▸ **Data supplied**:

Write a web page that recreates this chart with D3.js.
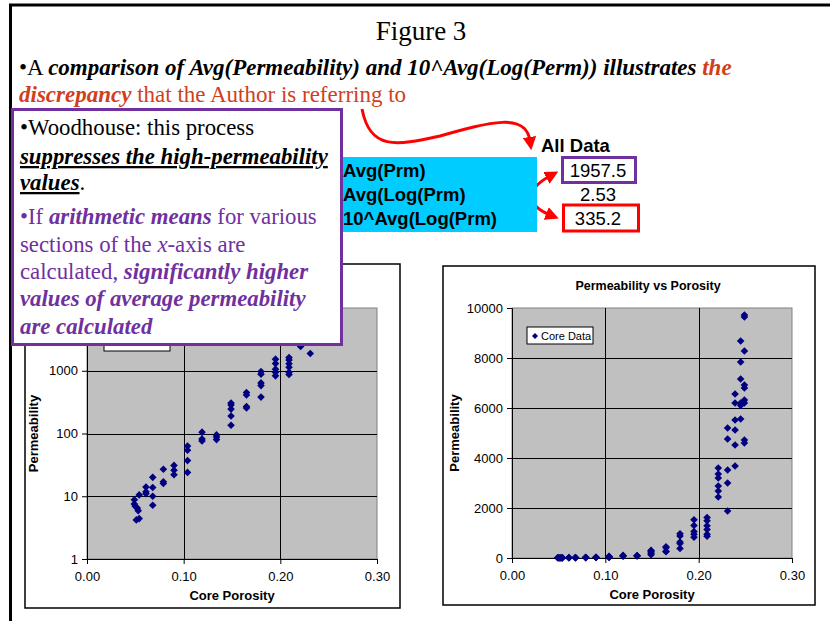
==
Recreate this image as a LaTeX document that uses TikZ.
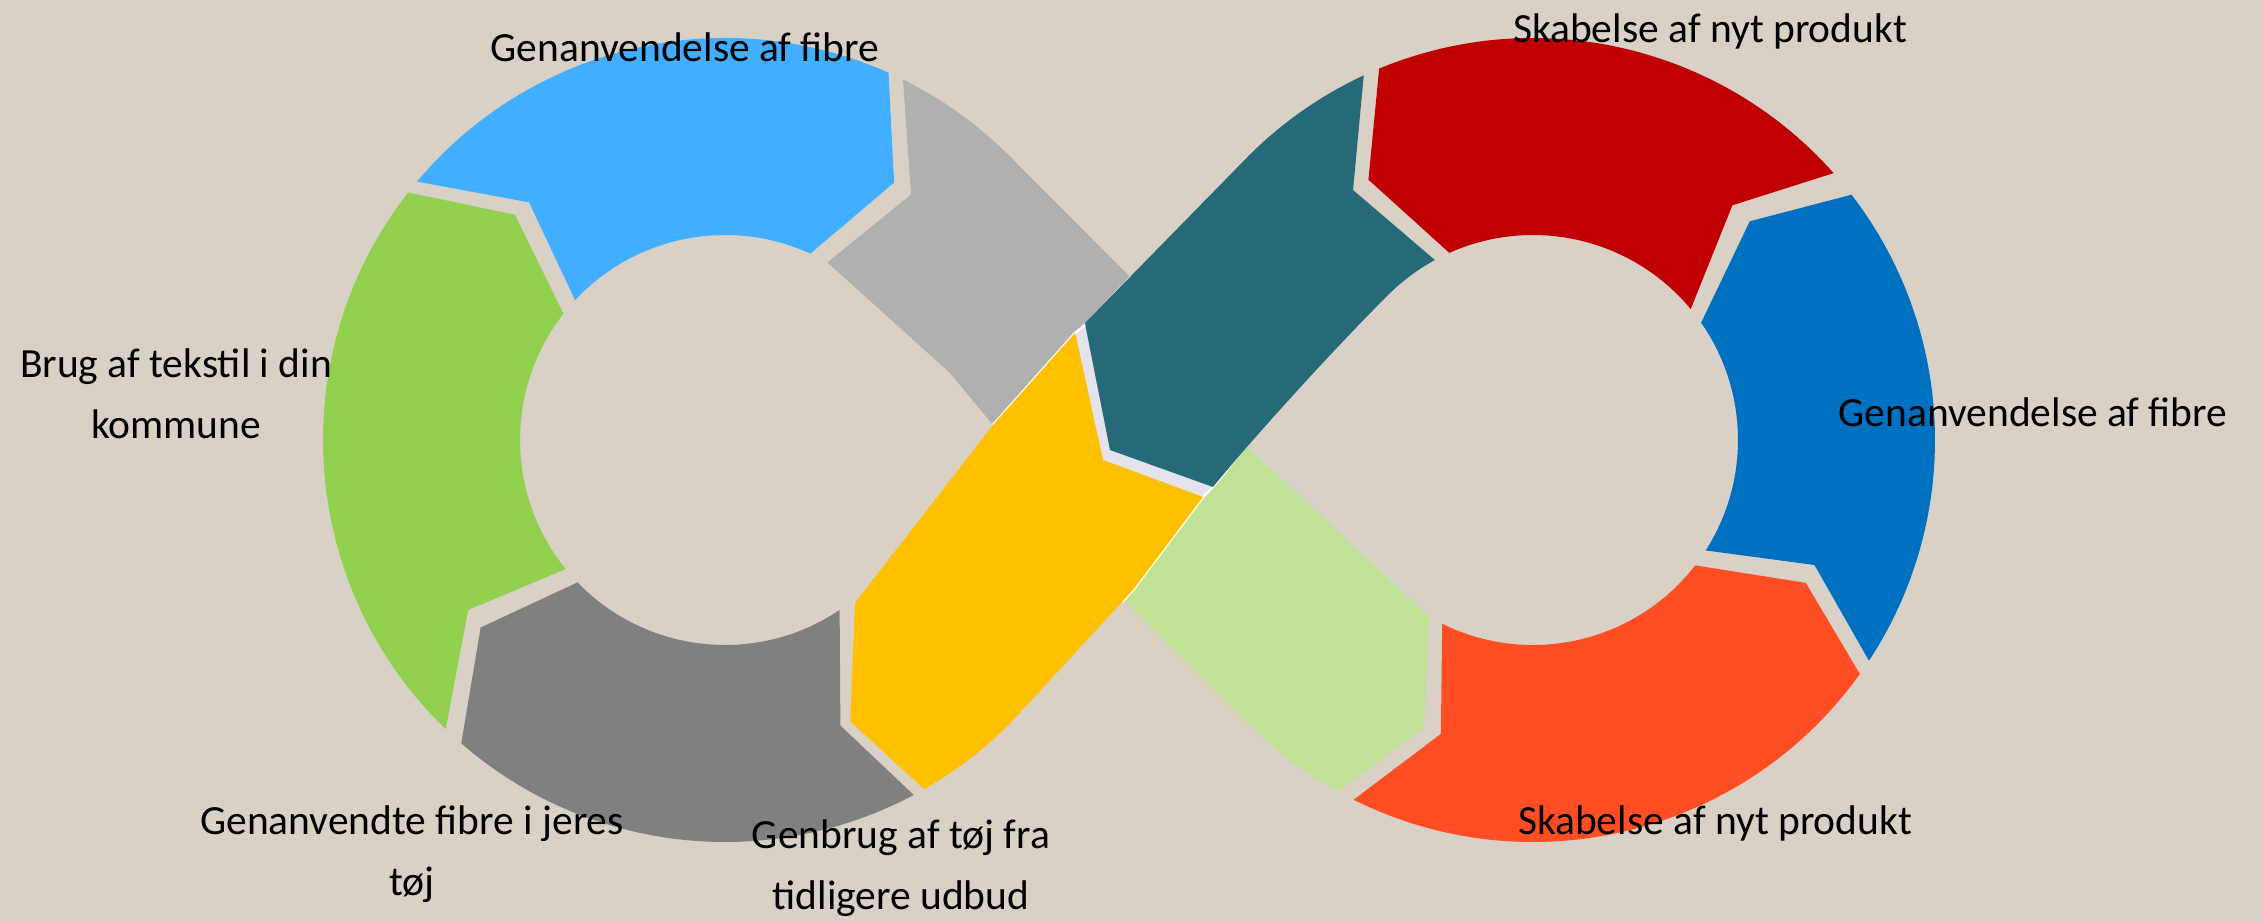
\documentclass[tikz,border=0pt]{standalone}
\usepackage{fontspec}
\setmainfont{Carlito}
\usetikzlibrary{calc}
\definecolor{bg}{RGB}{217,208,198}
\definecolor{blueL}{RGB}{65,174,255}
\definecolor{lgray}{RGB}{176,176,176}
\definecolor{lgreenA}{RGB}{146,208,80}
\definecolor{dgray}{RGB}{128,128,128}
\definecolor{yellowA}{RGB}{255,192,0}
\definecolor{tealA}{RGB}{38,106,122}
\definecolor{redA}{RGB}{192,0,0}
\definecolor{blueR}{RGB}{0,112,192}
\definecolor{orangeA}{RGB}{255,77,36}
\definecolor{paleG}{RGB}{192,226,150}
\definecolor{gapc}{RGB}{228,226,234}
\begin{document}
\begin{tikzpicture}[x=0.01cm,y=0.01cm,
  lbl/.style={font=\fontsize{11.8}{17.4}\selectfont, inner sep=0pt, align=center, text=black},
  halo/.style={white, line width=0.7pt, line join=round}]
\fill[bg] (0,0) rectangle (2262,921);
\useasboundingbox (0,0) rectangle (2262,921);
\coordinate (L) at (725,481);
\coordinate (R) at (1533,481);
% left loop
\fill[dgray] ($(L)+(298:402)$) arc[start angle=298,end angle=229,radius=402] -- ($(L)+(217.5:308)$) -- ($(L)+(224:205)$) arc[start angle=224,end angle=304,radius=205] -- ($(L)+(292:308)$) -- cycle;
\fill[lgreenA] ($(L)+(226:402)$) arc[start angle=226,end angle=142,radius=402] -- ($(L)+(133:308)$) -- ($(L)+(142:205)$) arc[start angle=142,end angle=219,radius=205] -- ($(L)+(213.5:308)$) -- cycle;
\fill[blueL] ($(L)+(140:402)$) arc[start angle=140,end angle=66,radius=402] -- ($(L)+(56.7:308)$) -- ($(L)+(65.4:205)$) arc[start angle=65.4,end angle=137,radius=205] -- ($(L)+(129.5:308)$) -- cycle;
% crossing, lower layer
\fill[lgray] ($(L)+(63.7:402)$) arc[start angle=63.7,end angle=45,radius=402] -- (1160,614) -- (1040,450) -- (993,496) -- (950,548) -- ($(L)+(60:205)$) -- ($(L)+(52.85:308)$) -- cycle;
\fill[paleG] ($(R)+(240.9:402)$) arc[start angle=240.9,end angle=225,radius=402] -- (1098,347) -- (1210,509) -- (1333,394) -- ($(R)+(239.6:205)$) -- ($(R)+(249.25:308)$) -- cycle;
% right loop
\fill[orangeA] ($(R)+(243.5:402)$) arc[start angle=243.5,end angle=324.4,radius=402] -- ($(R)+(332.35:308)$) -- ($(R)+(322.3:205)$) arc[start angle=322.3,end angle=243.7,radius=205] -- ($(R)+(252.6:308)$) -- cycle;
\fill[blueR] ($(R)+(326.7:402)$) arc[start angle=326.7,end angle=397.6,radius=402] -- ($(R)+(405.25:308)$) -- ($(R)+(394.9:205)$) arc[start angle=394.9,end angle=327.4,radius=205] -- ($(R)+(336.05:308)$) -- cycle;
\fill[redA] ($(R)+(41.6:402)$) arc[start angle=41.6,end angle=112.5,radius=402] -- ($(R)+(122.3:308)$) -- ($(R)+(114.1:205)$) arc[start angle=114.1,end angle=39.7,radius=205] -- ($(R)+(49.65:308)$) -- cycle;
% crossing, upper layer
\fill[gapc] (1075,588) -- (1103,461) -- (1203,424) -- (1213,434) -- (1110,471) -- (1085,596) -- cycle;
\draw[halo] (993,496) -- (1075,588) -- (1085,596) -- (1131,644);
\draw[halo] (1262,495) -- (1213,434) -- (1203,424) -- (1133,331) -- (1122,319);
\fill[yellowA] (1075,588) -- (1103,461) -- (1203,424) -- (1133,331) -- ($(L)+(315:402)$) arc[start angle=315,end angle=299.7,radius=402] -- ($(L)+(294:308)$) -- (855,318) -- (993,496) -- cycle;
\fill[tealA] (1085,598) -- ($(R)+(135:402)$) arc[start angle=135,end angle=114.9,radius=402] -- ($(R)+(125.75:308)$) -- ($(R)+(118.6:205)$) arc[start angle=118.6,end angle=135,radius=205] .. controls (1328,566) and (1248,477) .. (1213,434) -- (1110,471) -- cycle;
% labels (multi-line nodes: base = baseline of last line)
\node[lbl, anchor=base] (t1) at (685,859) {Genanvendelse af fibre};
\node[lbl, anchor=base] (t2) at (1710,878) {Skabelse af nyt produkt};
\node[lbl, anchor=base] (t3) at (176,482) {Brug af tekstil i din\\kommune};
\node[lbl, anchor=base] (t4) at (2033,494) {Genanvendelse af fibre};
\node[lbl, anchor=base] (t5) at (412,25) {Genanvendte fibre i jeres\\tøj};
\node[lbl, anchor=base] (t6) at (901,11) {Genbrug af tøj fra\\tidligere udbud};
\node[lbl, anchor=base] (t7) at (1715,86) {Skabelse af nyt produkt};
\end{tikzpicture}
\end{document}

▸ **What you are asked to do**: Tally the lines of the preceding listing in which the word "this" appears; state nothing but the total.

▸ **Answer in full**: 2